Seit gut 16 Jahren belästigt eine Frau im Sauerland einen Pfarrer. Dass sie entgegen einer ihr gegenüber ergangenen Gewaltschutzanordnung handelte, hat für sie dennoch keine Konsequenzen - sie handelte im Liebeswahn, so das OLG Hamm.
Zuwiderhandlungen gegen eine Gewaltschutzanordnung können zivilrechtlich nicht mit Ordnungsgeld oder Ordnungshaft geahndet werden, wenn der Täter schuld- und zurechnungsunfähig ist. Dies geht aus einem am Montag veröffentlichen Beschluss des Oberlandesgerichts (OLG) Hamm hervor (v. 03.03.2017, Az. 7 WF 130/16).
Hintergrund der Entscheidung ist ein Verfahren gegen eine heute 74-jährige Frau aus dem Sauerland. Seit circa 2001 belästigt sie den örtlichen Pfarrer: Von Anrufen über Briefe bis hin zum Anschreien in der Öffentlichkeit versuchte und versucht die alte Dame auf vielen verschiedenen Wegen Kontakt zu dem Geistlichen aufzunehmen. Nicht selten forderte sie ihn dabei zu sexuellen Handlungen auf.
Von dem aufdringlichen Verhalten konnte sie auch eine Gewaltschutzanordnung des Amtsgerichts (AG) Meschede aus dem Jahre 2011 nicht abhalten. Nach der Anordnung darf die Frau keine Verbindung zu dem Pfarrer aufnehmen und sich ihm oder dem Pfarrhaus nicht näher als 50 m nähern. Das AG drohte der damals 68-Jährigen für jeden Fall der Zuwiderhandlung ein Ordnungsgeld bis zu 250.000 Euro oder Ordnungshaft bis zu sechs Monaten an. Dennoch rief die Dame den Geistlichen an und suchte seinen Kontakt. Unter anderem betrat sie auch häufiger das Gelände des Pfarrhauses, teilweise mit nacktem Oberkörper und tanzend.
OLG: im Liebeswahn und schuldunfähig
Gegen die Frau waren in der Vergangenheit häufiger Ordnungsmittel festgesetzt worden.

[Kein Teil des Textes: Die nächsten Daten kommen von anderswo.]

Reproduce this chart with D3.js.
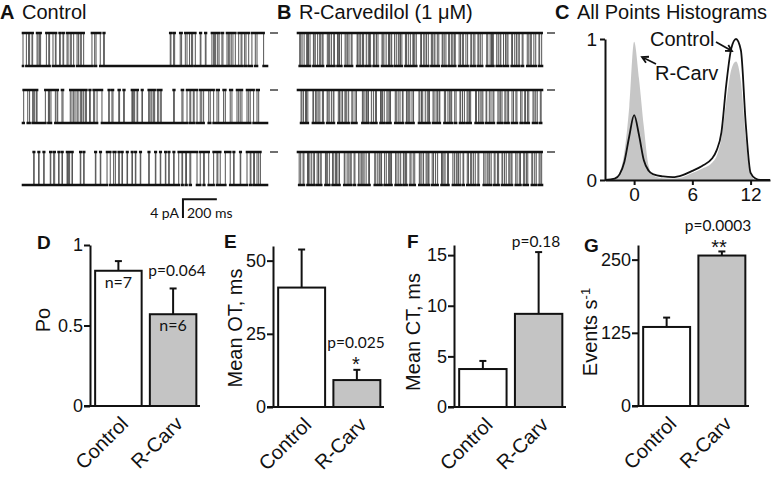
<!DOCTYPE html>
<html>
<head>
<meta charset="utf-8">
<style>
  * { margin:0; padding:0 }
  body { background:#fff; overflow:hidden; }
  svg text { font-family: "Liberation Sans", Arial, sans-serif; fill:#111; }
  svg .narrow { font-family: Lato, "Liberation Sans", sans-serif; }
  .axis path, .axis line { stroke:#111; stroke-width:2; }
</style>
<script src="https://cdnjs.cloudflare.com/ajax/libs/d3/7.8.5/d3.min.js"></script>
</head>
<body>
<script>
var width = 775, height = 481;

// ---- single channel traces (ms), control: open intervals [start, end]
var traceLength = 1440, openLevel = 7; // pA
var control1 = [[0,20],[33,39],[53,57],[83,89],[98,104],[138,152],[157,177],[191,195],[216,220],[236,240],[260,266],[279,285],[299,319],[327,338],[344,358],[407,423],[431,456],[476,480],[869,873],[889,895],[928,936],[958,968],[983,995],[1001,1017],[1046,1050],[1076,1080],[1115,1125],[1131,1137],[1149,1157],[1174,1180],[1204,1212],[1220,1229],[1239,1253],[1273,1287],[1292,1308],[1316,1332],[1351,1371],[1381,1420]];
var control2 = [[4,28],[39,57],[63,69],[79,83],[132,150],[153,157],[165,191],[201,205],[230,236],[279,289],[299,307],[319,325],[338,344],[348,358],[368,374],[393,397],[417,423],[437,466],[506,509],[525,531],[565,570],[594,598],[643,646],[653,659],[673,677],[702,705],[742,745],[755,761],[771,777],[795,798],[810,816],[889,893],[938,944],[968,985],[990,1005],[1010,1027],[1046,1055],[1066,1096],[1105,1125],[1145,1155],[1184,1194],[1223,1233],[1263,1273],[1282,1292],[1322,1332],[1341,1361],[1381,1391]];
var control3 = [[63,66],[92,95],[122,125],[161,164],[181,187],[210,213],[230,233],[260,263],[269,275],[289,292],[338,341],[358,361],[427,430],[456,459],[496,515],[535,545],[565,568],[584,587],[614,617],[643,646],[663,666],[692,695],[742,745],[781,784],[810,813],[840,843],[860,863],[889,892],[919,938],[942,960],[965,985],[990,1027],[1046,1066],[1070,1096],[1125,1145],[1150,1164],[1194,1223],[1243,1246],[1282,1285],[1322,1341],[1345,1361],[1366,1381],[1391,1401]];

// R-Carvedilol: alternating dwell times (ms), starting open
var rcarv1 = [10,6,8,12,15,5,6,9,20,4,7,14,12,6,9,5,25,8,6,10,14,4,18,7,5,11,22,6,9,8,13,5,30,4,8,9,11,6,16,12,7,5,19,7,10,9,24,5,6,13,14,6,9,4,17,10,12,5,8,8,21,6,11,12,15,4,7,9,26,5,13,7,9,11,18,6,10,5,14,9,20,4,8,10,16,6,12,7,9,5,23,8,11,6,15,10,19,5,12,7,18,5,9,11,27,6,14,8,6,5,20,9,11,4,16,12,8,6,22,5,13,10,10,7,17,5,25,9,9,6,15,11,19,4,12,8,21,6,14,9,8,5];
var rcarv2 = [18,5,9,12,6,8,30,4,12,7,8,10,15,6,22,5,7,13,11,4,26,7,9,9,14,5,6,11,19,6,13,8,35,5,10,9,8,4,17,12,12,6,24,5,7,10,16,7,9,5,28,6,11,11,14,4,20,8,6,6,13,9,32,5,10,7,15,12,8,5,21,6,12,9,9,4,27,7,14,10,7,5,18,8,23,4,11,11,16,6,8,7,29,5,13,9,10,6,19,4,15,10,12,5,24,7,9,8,17,6,11,5,20,9,14,6,22,8,16,5,12,7,25,6,10,9,18,5,13,8];
var rcarv3 = [7,9,14,5,21,6,8,11,12,4,16,8,10,6,25,5,6,12,19,7,11,5,9,9,28,4,13,10,8,6,17,5,22,8,10,7,7,12,15,5,31,6,12,9,9,4,18,10,14,6,6,5,24,8,11,11,16,4,8,7,20,6,13,9,27,5,10,10,15,6,7,4,19,8,12,12,23,5,9,7,14,6,26,9,11,5,8,10,17,4,21,7,13,6,10,11,16,5,29,8,12,6,9,9,18,5,14,7,20,4,11,10,15,6,8,5,22,8,13,7,19,6,10,8,24,5,12,9,17,6,9,7,14,6];

// ---- all points histograms
var histCurrent = [-3,-2,-1.5,-1,-0.5,0,0.5,1,1.5,2,3,4,5,6,7,8,8.5,9,9.5,10,10.5,11,11.5,12,12.5,13,14];
var histControl = [0,0.01,0.04,0.13,0.31,0.46,0.32,0.14,0.065,0.04,0.025,0.02,0.035,0.065,0.1,0.15,0.21,0.34,0.68,0.93,1.0,0.92,0.4,0.05,0.01,0,0];
var histRCarv   = [0,0.01,0.05,0.2,0.52,0.98,0.72,0.38,0.1,0.03,0.012,0.01,0.02,0.05,0.08,0.12,0.17,0.3,0.56,0.78,0.84,0.7,0.3,0.04,0,0,0];

// ---- bar summaries
var categories = ["Control", "R-Carv"];
var poMean = [0.84, 0.57], poSem = [0.06, 0.16], poN = ["n=7", "n=6"];
var otMean = [40.8, 9.2], otSem = [13, 3.5];
var ctMean = [3.75, 9.2], ctSem = [0.8, 6.1];
var evMean = [135, 257], evSem = [16, 7];
var barFill = ["#ffffff", "#c4c4c4"];

var svg = d3.select("body").append("svg")
    .attr("width", width)
    .attr("height", height);

function label(txt, x, y, size, bold, cls) {
  return svg.append("text").attr("x", x).attr("y", y)
    .attr("font-size", size).attr("font-weight", bold ? "bold" : null)
    .attr("class", cls || null).text(txt);
}

// titles
label("A", 0, 19, 20, true);
label("Control", 22, 19, 20);
label("B", 277, 19, 20, true);
label("R-Carvedilol (1 \u03bcM)", 299, 19, 20);
label("C", 555, 19, 20, true);
label("All Points Histograms", 577, 19, 20);

// ---- traces
var rowTops = [33, 90, 152];
var xA = d3.scaleLinear().domain([0, traceLength]).range([23, 267]);
var xB = d3.scaleLinear().domain([0, traceLength]).range([298, 542]);
var line = d3.line();

function rowScale(top) {
  return d3.scaleLinear().domain([0, openLevel]).range([top + 33, top]);
}

function intervalPoints(iv, x, y) {
  var pts = [[x(0), y(0)]];
  iv.forEach(function(d) {
    pts.push([x(d[0]), y(0)], [x(d[0]), y(openLevel)], [x(d[1]), y(openLevel)], [x(d[1]), y(0)]);
  });
  pts.push([x(traceLength), y(0)]);
  return pts;
}

function dwellPoints(dw, x, y) {
  var pts = [], t = 0, open = true;
  for (var i = 0; i < dw.length && t < traceLength; i++) {
    var lv = open ? openLevel : 0, t2 = Math.min(t + dw[i], traceLength);
    pts.push([x(t), y(lv)], [x(t2), y(lv)]);
    t = t2; open = !open;
  }
  return pts;
}

// dwell levels drawn heavy (noise band), transitions drawn thin
function drawTrace(pts) {
  var flat = "", steps = "";
  for (var i = 1; i < pts.length; i++) {
    var seg = line([pts[i - 1], pts[i]]);
    if (pts[i][1] === pts[i - 1][1]) flat += seg; else steps += seg;
  }
  svg.append("path").attr("d", steps).attr("fill", "none")
    .attr("stroke", "#555").attr("stroke-width", 1);
  svg.append("path").attr("d", flat).attr("fill", "none")
    .attr("stroke", "#111").attr("stroke-width", 2.6).attr("stroke-linecap", "square");
}

[control1, control2, control3].forEach(function(iv, i) {
  var y = rowScale(rowTops[i]);
  drawTrace(intervalPoints(iv, xA, y));
  svg.append("line").attr("x1", 270).attr("x2", 278).attr("y1", y(openLevel)).attr("y2", y(openLevel))
    .attr("stroke", "#222").attr("stroke-width", 1.3);
});
[rcarv1, rcarv2, rcarv3].forEach(function(dw, i) {
  var y = rowScale(rowTops[i]);
  drawTrace(dwellPoints(dw, xB, y));
  svg.append("line").attr("x1", 547).attr("x2", 555).attr("y1", y(openLevel)).attr("y2", y(openLevel))
    .attr("stroke", "#222").attr("stroke-width", 1.3);
});

// scale bar: 4 pA, 200 ms
var ySb = d3.scaleLinear().domain([0, openLevel]).range([218, 218 - 33]);
svg.append("path")
  .attr("d", line([[xA(944), ySb(0)], [xA(944), ySb(4)], [xA(1144), ySb(4)]]))
  .attr("fill", "none").attr("stroke", "#111").attr("stroke-width", 2);
label("4 pA", 179, 218, 14, false, "narrow").attr("text-anchor", "end");
label("200 ms", 187, 218, 14, false, "narrow");

// ---- C histogram
var xH = d3.scaleLinear().domain([-3, 14]).range([605, 770]);
var yH = d3.scaleLinear().domain([0, 1]).range([180, 39]);
var ctrlPts = histCurrent.map(function(c, i) { return [c, histControl[i]]; });
var rcPts = histCurrent.map(function(c, i) { return [c, histRCarv[i]]; });
svg.append("path")
  .attr("d", d3.area().x(function(d) { return xH(d[0]); }).y0(yH(0)).y1(function(d) { return yH(d[1]); })
    .curve(d3.curveMonotoneX)(rcPts))
  .attr("fill", "#c6c6c6");
svg.append("path")
  .attr("d", d3.line().x(function(d) { return xH(d[0]); }).y(function(d) { return yH(d[1]); })
    .curve(d3.curveMonotoneX)(ctrlPts))
  .attr("fill", "none").attr("stroke", "#111").attr("stroke-width", 1.8);

var gHx = svg.append("g").attr("class", "axis").attr("transform", "translate(0," + yH(0) + ")")
  .call(d3.axisBottom(xH).tickValues([0, 6, 12]).tickSize(5).tickSizeOuter(0).tickPadding(3));
var gHy = svg.append("g").attr("class", "axis").attr("transform", "translate(" + xH(-3) + ",0)")
  .call(d3.axisLeft(yH).tickValues([0, 1]).tickFormat(d3.format("d")).tickSize(5).tickSizeOuter(0).tickPadding(3));
[gHx, gHy].forEach(function(g) {
  g.selectAll("text").attr("font-size", 19).attr("font-family", "'Liberation Sans', Arial, sans-serif").attr("fill", "#111");
});

label("Control", 650, 46, 20);
label("R-Carv", 655, 80, 20);

function arrow(x1, y1, x2, y2) {
  var a = Math.atan2(y2 - y1, x2 - x1), h = 7;
  svg.append("path")
    .attr("d", line([[x1, y1], [x2, y2]]) + line([
      [x2 - h * Math.cos(a - 0.5), y2 - h * Math.sin(a - 0.5)], [x2, y2],
      [x2 - h * Math.cos(a + 0.5), y2 - h * Math.sin(a + 0.5)]]))
    .attr("fill", "none").attr("stroke", "#111").attr("stroke-width", 1.8);
}
arrow(716, 42, 732, 51);
arrow(656, 64, 642, 57);

// ---- bar panels D-G
function barPanel(o) {
  var y = d3.scaleLinear().domain([0, o.max]).range([o.y0, o.yTop]);
  var x = d3.scaleBand().domain(categories).range(o.band).paddingInner(0.15).paddingOuter(0.03);
  var bw = x.bandwidth();

  svg.selectAll(null).data(categories).enter().append("rect")
    .attr("x", function(d) { return x(d); })
    .attr("y", function(d, i) { return y(o.mean[i]); })
    .attr("width", bw)
    .attr("height", function(d, i) { return y(0) - y(o.mean[i]); })
    .attr("fill", function(d, i) { return barFill[i]; })
    .attr("stroke", "#111").attr("stroke-width", 2);

  var eb = svg.selectAll(null).data(categories).enter().append("g")
    .attr("transform", function(d) { return "translate(" + (x(d) + bw / 2) + ",0)"; });
  eb.append("line").attr("y1", function(d, i) { return y(o.mean[i]); })
    .attr("y2", function(d, i) { return y(o.mean[i] + o.sem[i]); })
    .attr("stroke", "#111").attr("stroke-width", 2);
  eb.append("line").attr("x1", -3.5).attr("x2", 3.5)
    .attr("y1", function(d, i) { return y(o.mean[i] + o.sem[i]); })
    .attr("y2", function(d, i) { return y(o.mean[i] + o.sem[i]); })
    .attr("stroke", "#111").attr("stroke-width", 2);

  var gy = svg.append("g").attr("class", "axis").attr("transform", "translate(" + o.axisX + ",0)")
    .call(d3.axisLeft(y).tickValues(o.ticks).tickFormat(d3.format("~g")).tickSize(6).tickSizeOuter(0).tickPadding(1));
  gy.selectAll("text").attr("font-size", 18).attr("font-family", "'Liberation Sans', Arial, sans-serif").attr("fill", "#111");
  svg.append("line").attr("x1", o.axisX - 6).attr("x2", o.band[1] + 2)
    .attr("y1", y(0)).attr("y2", y(0)).attr("stroke", "#111").attr("stroke-width", 2);

  svg.selectAll(null).data(categories).enter().append("text")
    .attr("text-anchor", "end").attr("font-size", 20)
    .attr("transform", function(d) { return "translate(" + (x(d) + bw / 2 + 11) + "," + (y(0) + 19) + ") rotate(-45)"; })
    .text(function(d) { return d; });

  var t = svg.append("text").attr("text-anchor", "middle").attr("font-size", 20)
    .attr("transform", "translate(" + o.labelPos[0] + "," + o.labelPos[1] + ") rotate(-90)")
    .attr("dy", "0.35em");
  o.label(t);

  label(o.letter, o.letterPos[0], o.letterPos[1], 19, true);
  return { x: x, y: y, bw: bw };
}

var pD = barPanel({ mean: poMean, sem: poSem, max: 1, ticks: [0, 0.5, 1], y0: 406, yTop: 245,
  band: [93.5, 198], axisX: 90, labelPos: [43, 320], letter: "D", letterPos: [37, 249],
  label: function(t) { t.text("Po"); } });
svg.selectAll(null).data(categories).enter().append("text").attr("class", "narrow")
  .attr("text-anchor", "middle").attr("font-size", 16)
  .attr("x", function(d) { return pD.x(d) + pD.bw / 2; })
  .attr("y", function(d, i) { return pD.y(poMean[i]) + 17; })
  .text(function(d, i) { return poN[i]; });
label("p=0.064", 177, 276, 15.5, false, "narrow").attr("text-anchor", "middle");

var pE = barPanel({ mean: otMean, sem: otSem, max: 55, ticks: [0, 25, 50], y0: 407, yTop: 246,
  band: [276.5, 382], axisX: 273, labelPos: [235, 328], letter: "E", letterPos: [224, 248],
  label: function(t) { t.text("Mean OT, ms"); } });
label("p=0.025", 356, 348, 15.5, false, "narrow").attr("text-anchor", "middle");
label("*", 356, 371, 20, false).attr("text-anchor", "middle");

var pF = barPanel({ mean: ctMean, sem: ctSem, max: 16, ticks: [0, 5, 10, 15], y0: 407, yTop: 245,
  band: [457.5, 564], axisX: 454, labelPos: [413, 332], letter: "F", letterPos: [407, 248],
  label: function(t) { t.text("Mean CT, ms"); } });
label("p=0.18", 536, 247, 15.5, false, "narrow").attr("text-anchor", "middle");

var pG = barPanel({ mean: evMean, sem: evSem, max: 275, ticks: [0, 125, 250], y0: 406, yTop: 245,
  band: [641.5, 747], axisX: 638, labelPos: [590, 332], letter: "G", letterPos: [584, 252],
  label: function(t) {
    t.append("tspan").text("Events  s");
    t.append("tspan").attr("font-size", 13).attr("dy", "-0.55em").text("-1");
  } });
label("p=0.0003", 718, 231, 15.5, false, "narrow").attr("text-anchor", "middle");
label("**", 719, 254, 20, false).attr("text-anchor", "middle");
</script>
</body>
</html>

In dem Verfahren, in dem jetzt das OLG entschied, ging es um den Antrag des Geistlichen, gegen die Frau zivilrechtliche Ordnungsmittel festzusetzen. Sie hatte ihm mehrmals besonders hartnäckig nachgestellt, in einem Fall tateinheitlich mit Hausfriedensbruch.
Das OLG wies den Antrag des Pfarrers ab. Die Frau sei schuld- und zurechnungsunfähig, wie aus einem Sachverständigengutachten hervorgehe. Sofern andere Gutachten zu einem abweichenden Ergebnis gekommen seien, schließe das die Schuldunfähigkeit der Frau nicht aus. In diversen Verfahren waren verschiedene Gutachter zu unterschiedlichen Ergebnissen gekommen.

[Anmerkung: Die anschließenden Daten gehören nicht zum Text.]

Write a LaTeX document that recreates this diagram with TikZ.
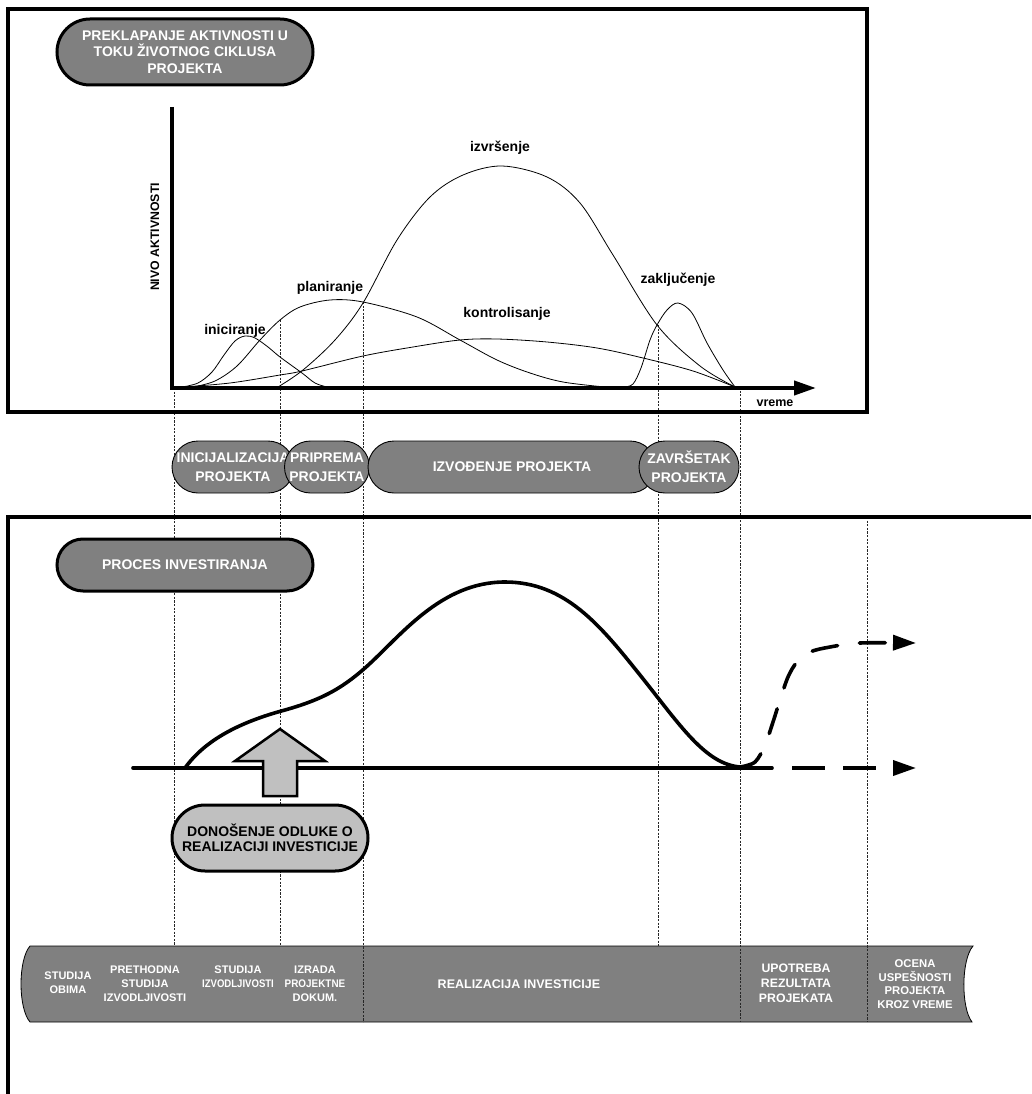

Aus dem Gutachten, dem das OLG jetzt folgte, gehe hervor, dass eine Verhaltensänderung im Alter von etwa 60 Jahren, wie sie bei der Antragsgegnerin aufgetreten sei, generell einen Verdacht auf eine hirnorganische Ursache begründe, so die Hammer Richter. Seit etwa 2002 habe die Frau zudem eine wahnhafte Störung in Form eines Liebeswahns entwickelt. Die Unerschütterlichkeit, mit der sie die aus ihrer Sicht zum Antragsteller bestehende "Beziehung" pflege, zeige den wahnhaften Charakter ihres Erlebens.
Senat bedauert Situation des Pfarrers außerordentlich
Ausschließlich aufgrund der Schuldunfähigkeit habe das Verfahren keinen Erfolg. Die Situation des Pfarrers bedauere der Senat außerordentlich. Es stehe außer Frage, dass die langjährigen und vielfachen Zuwiderhandlungen der Frau die Lebensqualität des Geistlichen massiv beeinträchtigen und ohne weiteres geeignet sind, seine Gesundheit gravierend zu schädigen. Diese Umstände könnten aber kein Anlass sein, sich über die fehlende Schuldfähigkeit der Frau hinwegzusetzen, so die Richter.
Der Pfarrer selbst äußerte sich während des Verfahrens vor dem Landgericht Arnsberg im Jahr 2015 gegenüber Spiegel Online zu seiner Situation. Er wisse nie, wann sie zuschlage. Auf dem Weg zur Kirche oder zum Friedhof werde er immer wieder mit eindeutigen sexuellen Angeboten überrascht. Er sagte dazu: "Im Laufe der Jahre entwickelt man Überlebensstrategien."